In einem langen Prozess entwickelte das Land ab dem 14. Jahrhundert eine einzigartige dezentrale und demokratische Struktur. Habsburg hatte nach 1499, abgesehen von einigen wenigen Gebieten (Unterengadin und Val Müstair (bis 1652), Fricktal (bis 1803), Tarasp (bis 1803) und Rhäzuns (bis 1819) und durch die Ernennung von Äbten, Bischöfen und befreundeten/verwandten lokalen Herrschern, keine Macht mehr.

Die französische Besatzung in den Jahren 1798-1813 löste Reformen aus, die nicht mehr rückgängig gemacht werden konnten und schliesslich zur heutigen Föderation mit 26 Kantonen und vier Sprachen führten.

Fazit

Die Stärke des Landes liegt auf dezentraler und lokaler Ebene, in der Subsidiarität, in industriellen und innovativen Zentren in den entlegensten Dörfern und Gebieten, in jahrhundertealten Exportnetzen, in einer ausgezeichneten (Berufs-)Bildung, in den weltbesten Universitäten und Forschungsinstituten, im öffentlichen Verkehrssystem, in einem guten Gesundheitssystem, im Milizsystem und im direkten Einfluss der Bürger auf kommunaler, kantonaler und nationaler Ebene.

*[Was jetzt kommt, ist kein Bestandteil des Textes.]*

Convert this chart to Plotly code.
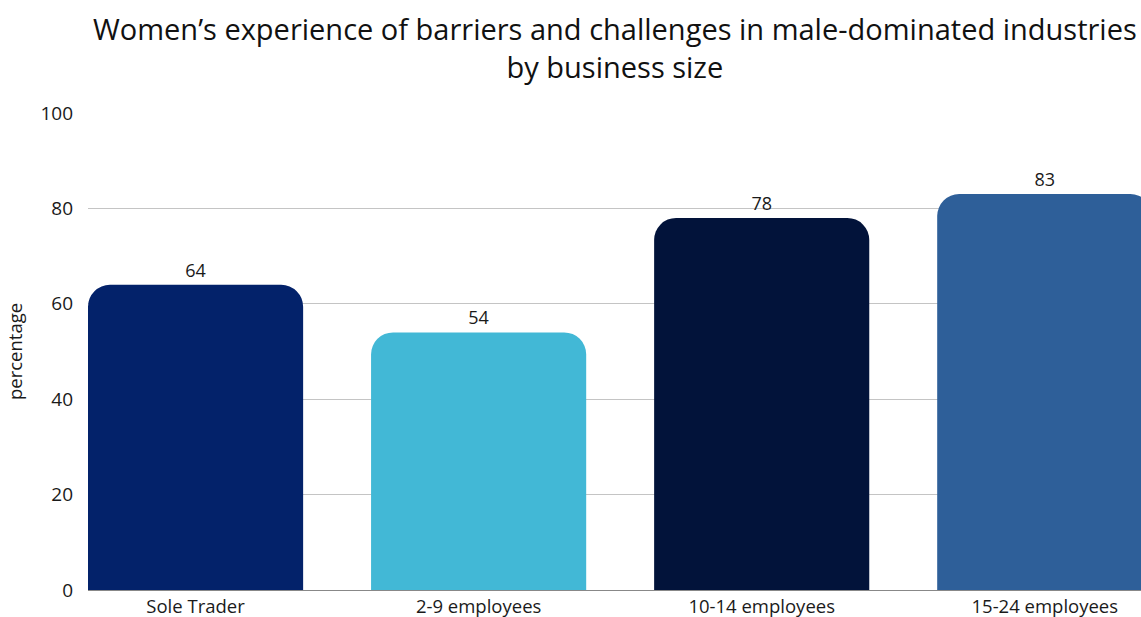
import plotly.graph_objects as go

# Share of women reporting barriers, by business size
categories = ["Sole Trader", "2-9 employees", "10-14 employees", "15-24 employees"]
values = [64, 54, 78, 83]
bar_colors = ["#03226A", "#42B8D6", "#02133A", "#2E5F99"]
y_ticks = [0, 20, 40, 60, 80, 100]

FONT = "Open Sans"
TEXT = "#1A1A1A"

fig = go.Figure(
    go.Bar(
        x=list(range(len(categories))),
        y=values,
        marker=dict(color=bar_colors, line=dict(width=0)),
        text=[str(v) for v in values],
        textposition="outside",
        textfont=dict(family=FONT, size=18, color=TEXT),
        cliponaxis=False,
        width=0.76,
        hoverinfo="skip",
    )
)

# Two-line heading centred over the plot area
plot_h = 617 - 113 - 27
fig.add_annotation(
    text="Women’s experience of barriers and challenges in male-dominated industries<br>by business size",
    x=0.5,
    xref="paper",
    xanchor="center",
    y=1 + (113 - 88) / plot_h,
    yref="paper",
    yanchor="bottom",
    showarrow=False,
    font=dict(family=FONT, size=29, color="#111111"),
)

fig.update_layout(
    width=1141,
    height=617,
    margin=dict(l=88, r=0, t=113, b=27),
    paper_bgcolor="white",
    plot_bgcolor="white",
    barcornerradius=22,
    showlegend=False,
    font=dict(family=FONT, color=TEXT),
    xaxis=dict(
        tickmode="array",
        tickvals=list(range(len(categories))),
        ticktext=categories,
        range=[-0.38, 3.34],
        showgrid=False,
        zeroline=False,
        showline=True,
        linecolor="#888888",
        linewidth=1,
        ticks="",
        tickfont=dict(family=FONT, size=18.5, color=TEXT),
        fixedrange=True,
    ),
    yaxis=dict(
        range=[0, 100],
        tickmode="array",
        tickvals=y_ticks,
        showgrid=True,
        gridcolor="#C4C4C4",
        gridwidth=1,
        zeroline=False,
        showline=False,
        ticks="",
        ticklabelstandoff=14,
        tickfont=dict(family=FONT, size=19, color=TEXT),
        title=dict(text="percentage", font=dict(family=FONT, size=18.5, color=TEXT), standoff=12),
        fixedrange=True,
    ),
)

fig.write_html("out.html")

Die Bürger sind letztlich der Souverän.

Es ist eine Gesellschaft von unten nach oben, Bottom-up. In diesem Zusammenhang funktioniert der Aufenthalt von 2 Millionen Einwohnern ohne Schweizer Pass, die Aufnahme einer relativ grossen Zahl von Asylbewerbern und das tägliche Pendeln von fast 400 000 (!!!) Grenzgängern aus Deutschland, Frankreich, Italien und Österreich auch (relativ) gut. Die Schweiz ist die wahre Europäische Union von 26 Kantonen.